As you would expect from a player capable of 1080p24 playback, Blu-rays look fantastic with the BDP-93EU producing a clean and unadulterated image. The new Marvell QDEO video processing is equally impressive and results in some of the best deinterlacing and scaling that I have seen from any player. The BDP-93EU passed every test I threw at it and it could even handle 2-2 cadence, an area that has tripped up Oppo players in the past. The video processing is so good that it might well give your old DVD collection a whole new lease of life. Of course, even if you have an off-board video processor the BDP-93EU’s ability to pass content directly from the source is also an advantage and you will still benefit from the speedy response time, quiet operation and ease of use.
The BDP-93EU also offers a great deal of flexibility when it comes to connectivity and the inclusion of a second HDMI output is an especially nice touch. The BDP-93EU also offers improved networking capabilities, two USB ports and 7.1 analogue audio output. Whilst the audio performance of the BDP-93EU was excellent, especially in the digital realm if you are interested in greater audiophile performance you might want to consider the soon-to-be-released BDP-95EU.
Whilst there are cheaper 3D Blu-ray players available the price of the BDP-93EU is still very reasonable, especially when you consider that you also get SACD and DVD-Audio compatibility.
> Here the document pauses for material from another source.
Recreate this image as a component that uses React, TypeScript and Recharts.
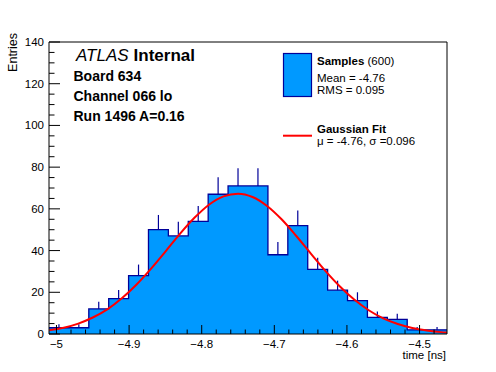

Once you include the build quality, the speed, the ease of use and the incredible video processing the BDP-93EU becomes a very attractive proposition and if you’re in the market for a new Blu-ray player or are thinking of making the jump to 3D, I would strongly recommend that you take a look at the BDP-93EU. Oppo’s first European Blu-ray player may have taken a while to arrive but it was definitely worth the wait.